The IRS raided Hovind’s Dinosaur Adventure Land in April 2004, after which Hovind required his employees to sign nondisclosure agreements. “I was uncomfortable signing it, I guess, because of not having a full understanding,” Cooksey said.

Rebekah Horton, vice president of the unaccredited Pensacola Christian College, took the stand on the second day of the trial and testified that “We know the Scriptures do not promote (tax evasion)”. “It’s against Scripture teaching.”

Horton was given a videotape in the mid 1990s from a woman who worked for Hovind. The video contained “another evangelist advocating tax evasion,” Horton explained. The woman who gave the tape to Horton claimed Hovind’s philosophy as “You were giving a gift with your work, and they were giving a gift back to you.”

Pensacola Christian College decided to disallow its students from working with Hovind’s Creation Science Evangelism and reported Hovind’s scheme to the IRS.

On Friday, attorney David Charles Gibbs testified that Hovind claimed he had no obligation to pay employee income taxes and explained with “a great deal of bravado” how he had “beat the tax system.” Gibbs is an attorney with the Gibbs Law Firm, also is affiliated with the Christian Law Association, a nonprofit organization founded by his father that offers free legal help to churches nationwide in a suburb of St. Petersburg, Florida. Gibbs attended the Marcus Pointe Baptist Church when Hovind was a guest speaker at the church on October 17, 2004. Hovind invited Gibbs and others to Hovind’s home for pizza and soda.

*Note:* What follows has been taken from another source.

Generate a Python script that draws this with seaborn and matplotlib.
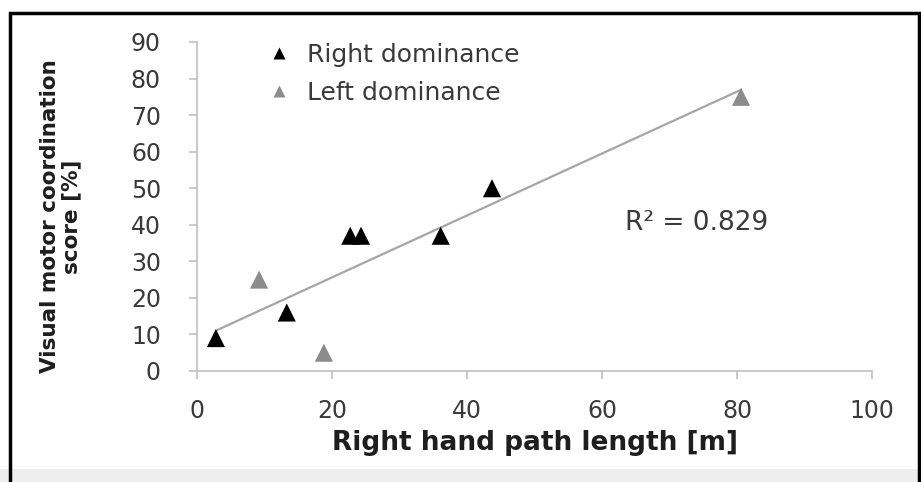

Gibbs testified they talked for many hours, and Hovind “tried to stress to me that he was like the pope and this was like the Vatican.” Also Gibbs explained Hovind also told him he preferred to deal in cash because “dealing with cash there is no way to trace it, so it wasn’t taxable.”

Wikisource has original text related to this article:

Kent E. Hovind, et al. v. Scott M. Schneider et al

Later on Friday, Special IRS Agent Scott Schneider took up the remainder of the day and is expected to resume Monday. Schneider told the jury his investigation revealed that Hovind “hadn’t filed tax returns ever, to my knowledge.”

Hovind tried suing the IRS and Schneider several times to avoid providing information required by the IRS. Each filing was thrown out by the judges.

Schneider’s discussed documents seized during the 2004 raid of Hovind’s property. These documents, Schneider explained, indicated Hovind ran his ministry as a business with “meticulous” payroll documents and a time clock employees had to punch in and out.

In the raid cash was found “all over the place.” Ultimately, $42,000 in cash was seized along with half-dozen guns (including a SKS semiautomatic) at the Hovinds’ home.

The Pensacola News Journal noted that “in one memo, Jo Hovind informed her daughter, who works at the park, that her pay would be docked $10 for talking too long on the telephone when she should have been working.”